**TO DO**
Report how many lines hold the word "this"; give nothing but the number.

**DATA PROVIDED**
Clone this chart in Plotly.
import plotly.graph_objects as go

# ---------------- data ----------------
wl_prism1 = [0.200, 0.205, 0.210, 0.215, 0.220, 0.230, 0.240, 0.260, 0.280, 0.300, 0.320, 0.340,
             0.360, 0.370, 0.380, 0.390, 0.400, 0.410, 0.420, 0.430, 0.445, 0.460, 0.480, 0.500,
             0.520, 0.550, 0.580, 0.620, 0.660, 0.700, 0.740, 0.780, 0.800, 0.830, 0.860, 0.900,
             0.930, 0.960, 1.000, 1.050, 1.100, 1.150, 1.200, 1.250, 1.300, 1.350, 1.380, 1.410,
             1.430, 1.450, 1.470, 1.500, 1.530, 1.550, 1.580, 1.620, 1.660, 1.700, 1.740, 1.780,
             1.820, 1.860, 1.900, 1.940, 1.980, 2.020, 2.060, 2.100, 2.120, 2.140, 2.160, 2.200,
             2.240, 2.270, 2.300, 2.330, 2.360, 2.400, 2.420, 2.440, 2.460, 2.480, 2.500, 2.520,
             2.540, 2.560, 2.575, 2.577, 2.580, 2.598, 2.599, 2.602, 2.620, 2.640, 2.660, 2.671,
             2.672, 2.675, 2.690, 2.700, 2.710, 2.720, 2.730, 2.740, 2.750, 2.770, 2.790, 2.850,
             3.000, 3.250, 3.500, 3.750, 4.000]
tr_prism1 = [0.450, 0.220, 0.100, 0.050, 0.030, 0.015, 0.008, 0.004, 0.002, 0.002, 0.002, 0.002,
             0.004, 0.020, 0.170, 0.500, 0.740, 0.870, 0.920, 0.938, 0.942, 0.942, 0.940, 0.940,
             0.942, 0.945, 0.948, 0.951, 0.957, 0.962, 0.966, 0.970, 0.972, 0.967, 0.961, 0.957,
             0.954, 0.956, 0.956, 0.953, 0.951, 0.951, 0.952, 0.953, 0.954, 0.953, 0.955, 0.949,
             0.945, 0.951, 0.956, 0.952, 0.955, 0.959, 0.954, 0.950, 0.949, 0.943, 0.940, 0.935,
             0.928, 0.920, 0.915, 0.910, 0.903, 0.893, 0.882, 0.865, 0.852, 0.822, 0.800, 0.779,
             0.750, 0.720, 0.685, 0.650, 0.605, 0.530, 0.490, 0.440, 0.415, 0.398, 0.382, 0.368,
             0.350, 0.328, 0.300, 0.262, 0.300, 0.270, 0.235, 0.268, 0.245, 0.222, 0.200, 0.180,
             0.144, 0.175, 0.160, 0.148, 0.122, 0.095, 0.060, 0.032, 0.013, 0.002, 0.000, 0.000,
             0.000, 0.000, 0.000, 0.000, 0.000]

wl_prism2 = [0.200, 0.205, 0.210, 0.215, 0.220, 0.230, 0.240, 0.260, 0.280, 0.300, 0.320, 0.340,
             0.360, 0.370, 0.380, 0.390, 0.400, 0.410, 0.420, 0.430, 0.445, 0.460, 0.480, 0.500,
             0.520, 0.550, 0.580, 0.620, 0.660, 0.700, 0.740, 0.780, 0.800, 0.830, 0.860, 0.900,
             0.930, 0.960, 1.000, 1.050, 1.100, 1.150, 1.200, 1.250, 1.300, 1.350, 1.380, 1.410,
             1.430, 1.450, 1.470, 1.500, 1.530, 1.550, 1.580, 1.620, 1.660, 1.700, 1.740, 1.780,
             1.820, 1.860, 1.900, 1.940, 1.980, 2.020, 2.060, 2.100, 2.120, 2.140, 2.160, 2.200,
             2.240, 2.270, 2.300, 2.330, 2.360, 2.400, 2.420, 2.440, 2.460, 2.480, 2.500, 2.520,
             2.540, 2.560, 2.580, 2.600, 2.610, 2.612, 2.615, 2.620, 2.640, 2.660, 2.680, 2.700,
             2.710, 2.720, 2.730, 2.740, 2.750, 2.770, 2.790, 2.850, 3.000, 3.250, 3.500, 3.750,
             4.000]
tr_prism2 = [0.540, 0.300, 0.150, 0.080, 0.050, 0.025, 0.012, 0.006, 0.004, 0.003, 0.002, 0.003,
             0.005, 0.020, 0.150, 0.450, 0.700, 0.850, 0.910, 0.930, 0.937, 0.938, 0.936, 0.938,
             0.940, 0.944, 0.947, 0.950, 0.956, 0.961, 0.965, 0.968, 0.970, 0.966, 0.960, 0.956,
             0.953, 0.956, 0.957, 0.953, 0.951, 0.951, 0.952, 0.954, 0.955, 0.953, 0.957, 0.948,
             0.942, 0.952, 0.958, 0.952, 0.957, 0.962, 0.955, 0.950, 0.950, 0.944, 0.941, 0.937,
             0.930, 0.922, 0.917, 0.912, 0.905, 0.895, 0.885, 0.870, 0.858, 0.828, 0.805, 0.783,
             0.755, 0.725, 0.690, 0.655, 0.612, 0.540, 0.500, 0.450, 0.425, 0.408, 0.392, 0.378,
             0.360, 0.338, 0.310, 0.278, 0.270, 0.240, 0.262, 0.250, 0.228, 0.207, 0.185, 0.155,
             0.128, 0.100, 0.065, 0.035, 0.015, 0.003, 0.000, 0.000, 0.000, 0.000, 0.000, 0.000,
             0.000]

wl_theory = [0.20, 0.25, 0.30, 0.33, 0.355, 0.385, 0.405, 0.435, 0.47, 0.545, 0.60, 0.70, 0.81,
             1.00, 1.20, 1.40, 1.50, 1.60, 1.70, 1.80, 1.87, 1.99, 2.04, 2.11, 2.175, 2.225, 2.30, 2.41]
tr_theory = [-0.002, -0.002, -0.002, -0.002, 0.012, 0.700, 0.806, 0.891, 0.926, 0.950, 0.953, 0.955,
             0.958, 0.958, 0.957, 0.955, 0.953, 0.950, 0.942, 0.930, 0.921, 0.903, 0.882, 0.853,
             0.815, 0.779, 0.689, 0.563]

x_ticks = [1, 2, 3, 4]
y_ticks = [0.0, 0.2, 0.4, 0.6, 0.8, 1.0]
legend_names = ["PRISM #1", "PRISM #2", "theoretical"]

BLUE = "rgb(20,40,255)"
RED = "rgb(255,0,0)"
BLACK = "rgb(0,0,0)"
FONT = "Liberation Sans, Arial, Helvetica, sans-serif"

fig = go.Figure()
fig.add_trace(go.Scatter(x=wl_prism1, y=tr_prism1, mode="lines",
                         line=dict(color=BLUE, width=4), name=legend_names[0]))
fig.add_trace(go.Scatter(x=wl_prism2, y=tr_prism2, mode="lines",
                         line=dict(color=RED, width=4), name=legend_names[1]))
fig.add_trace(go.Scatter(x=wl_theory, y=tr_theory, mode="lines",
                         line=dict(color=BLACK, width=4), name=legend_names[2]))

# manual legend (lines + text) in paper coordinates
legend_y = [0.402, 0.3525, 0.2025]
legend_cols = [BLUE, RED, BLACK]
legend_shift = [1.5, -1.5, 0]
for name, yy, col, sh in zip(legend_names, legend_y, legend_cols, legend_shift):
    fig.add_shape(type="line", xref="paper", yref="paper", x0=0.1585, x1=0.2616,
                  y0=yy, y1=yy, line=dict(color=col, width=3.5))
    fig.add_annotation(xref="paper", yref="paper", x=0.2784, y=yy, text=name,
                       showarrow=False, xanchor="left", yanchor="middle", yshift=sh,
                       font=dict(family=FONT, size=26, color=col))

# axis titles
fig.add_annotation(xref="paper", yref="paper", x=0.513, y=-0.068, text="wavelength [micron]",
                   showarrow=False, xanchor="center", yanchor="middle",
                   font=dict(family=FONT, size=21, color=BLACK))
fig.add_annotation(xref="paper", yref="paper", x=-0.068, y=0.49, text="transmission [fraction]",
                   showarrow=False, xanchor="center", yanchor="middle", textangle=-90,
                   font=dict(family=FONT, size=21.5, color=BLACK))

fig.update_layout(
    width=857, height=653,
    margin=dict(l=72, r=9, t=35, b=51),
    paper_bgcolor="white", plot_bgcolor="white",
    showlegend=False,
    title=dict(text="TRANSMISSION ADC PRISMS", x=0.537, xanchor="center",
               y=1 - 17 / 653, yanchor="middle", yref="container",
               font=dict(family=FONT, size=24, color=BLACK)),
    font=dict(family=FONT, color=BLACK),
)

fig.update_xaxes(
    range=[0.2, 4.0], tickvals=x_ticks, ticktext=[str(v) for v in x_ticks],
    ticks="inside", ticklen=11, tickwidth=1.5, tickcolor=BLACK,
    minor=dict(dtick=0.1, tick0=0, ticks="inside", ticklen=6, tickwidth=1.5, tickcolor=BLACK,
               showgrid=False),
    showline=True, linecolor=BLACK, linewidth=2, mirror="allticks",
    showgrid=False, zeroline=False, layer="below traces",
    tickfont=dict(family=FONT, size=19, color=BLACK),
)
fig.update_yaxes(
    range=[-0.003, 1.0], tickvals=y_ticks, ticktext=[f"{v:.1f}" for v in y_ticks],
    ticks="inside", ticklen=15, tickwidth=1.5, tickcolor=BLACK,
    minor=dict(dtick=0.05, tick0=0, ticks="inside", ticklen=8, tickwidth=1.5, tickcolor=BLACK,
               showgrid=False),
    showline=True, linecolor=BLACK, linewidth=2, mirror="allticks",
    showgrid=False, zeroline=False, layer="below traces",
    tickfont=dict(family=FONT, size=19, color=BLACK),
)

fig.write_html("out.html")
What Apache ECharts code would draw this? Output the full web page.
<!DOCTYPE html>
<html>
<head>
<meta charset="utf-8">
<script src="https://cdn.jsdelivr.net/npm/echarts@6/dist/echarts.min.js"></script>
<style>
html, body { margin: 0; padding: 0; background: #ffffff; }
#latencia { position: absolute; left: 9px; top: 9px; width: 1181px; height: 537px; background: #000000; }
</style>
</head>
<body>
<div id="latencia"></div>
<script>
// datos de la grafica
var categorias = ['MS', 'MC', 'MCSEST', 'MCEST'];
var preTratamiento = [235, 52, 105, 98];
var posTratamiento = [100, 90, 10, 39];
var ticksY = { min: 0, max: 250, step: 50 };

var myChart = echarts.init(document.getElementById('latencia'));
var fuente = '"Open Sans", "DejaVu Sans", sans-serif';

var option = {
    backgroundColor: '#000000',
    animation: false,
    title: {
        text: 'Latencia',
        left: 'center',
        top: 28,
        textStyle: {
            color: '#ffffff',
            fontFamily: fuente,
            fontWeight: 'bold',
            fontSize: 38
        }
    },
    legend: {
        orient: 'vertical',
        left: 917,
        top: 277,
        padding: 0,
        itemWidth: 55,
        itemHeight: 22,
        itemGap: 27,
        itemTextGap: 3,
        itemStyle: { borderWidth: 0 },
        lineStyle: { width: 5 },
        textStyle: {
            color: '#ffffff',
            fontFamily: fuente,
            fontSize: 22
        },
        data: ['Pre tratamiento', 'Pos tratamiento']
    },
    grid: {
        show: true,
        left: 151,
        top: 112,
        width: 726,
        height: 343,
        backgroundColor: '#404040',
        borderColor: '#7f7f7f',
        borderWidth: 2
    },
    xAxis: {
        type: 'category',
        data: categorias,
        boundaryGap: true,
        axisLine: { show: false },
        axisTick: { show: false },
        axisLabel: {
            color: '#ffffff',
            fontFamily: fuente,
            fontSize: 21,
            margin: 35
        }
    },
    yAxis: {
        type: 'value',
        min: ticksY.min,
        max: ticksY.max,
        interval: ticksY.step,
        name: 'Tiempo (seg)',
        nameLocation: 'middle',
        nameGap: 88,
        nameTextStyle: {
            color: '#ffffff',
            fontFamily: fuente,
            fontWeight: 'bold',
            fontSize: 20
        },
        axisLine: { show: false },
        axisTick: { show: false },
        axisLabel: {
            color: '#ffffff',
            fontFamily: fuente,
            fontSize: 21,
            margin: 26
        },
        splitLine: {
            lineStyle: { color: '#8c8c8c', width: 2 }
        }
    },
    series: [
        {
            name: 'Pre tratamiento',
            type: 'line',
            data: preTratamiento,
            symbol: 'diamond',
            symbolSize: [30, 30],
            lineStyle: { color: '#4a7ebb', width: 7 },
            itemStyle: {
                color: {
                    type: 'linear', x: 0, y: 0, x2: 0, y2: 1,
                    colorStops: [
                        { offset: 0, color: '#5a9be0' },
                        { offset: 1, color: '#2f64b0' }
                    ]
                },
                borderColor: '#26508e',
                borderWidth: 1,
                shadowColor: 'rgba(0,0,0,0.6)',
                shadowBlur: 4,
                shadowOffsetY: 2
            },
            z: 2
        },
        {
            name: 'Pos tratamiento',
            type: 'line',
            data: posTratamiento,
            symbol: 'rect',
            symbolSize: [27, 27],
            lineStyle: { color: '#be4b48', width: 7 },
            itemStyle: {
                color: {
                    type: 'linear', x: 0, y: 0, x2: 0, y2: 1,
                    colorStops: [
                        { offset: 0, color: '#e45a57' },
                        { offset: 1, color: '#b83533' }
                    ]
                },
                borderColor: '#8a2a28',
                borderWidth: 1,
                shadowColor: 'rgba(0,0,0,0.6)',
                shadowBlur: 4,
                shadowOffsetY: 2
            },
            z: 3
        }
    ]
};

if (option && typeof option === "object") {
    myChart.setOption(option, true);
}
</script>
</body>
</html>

**EXERCISE SOLUTION**
2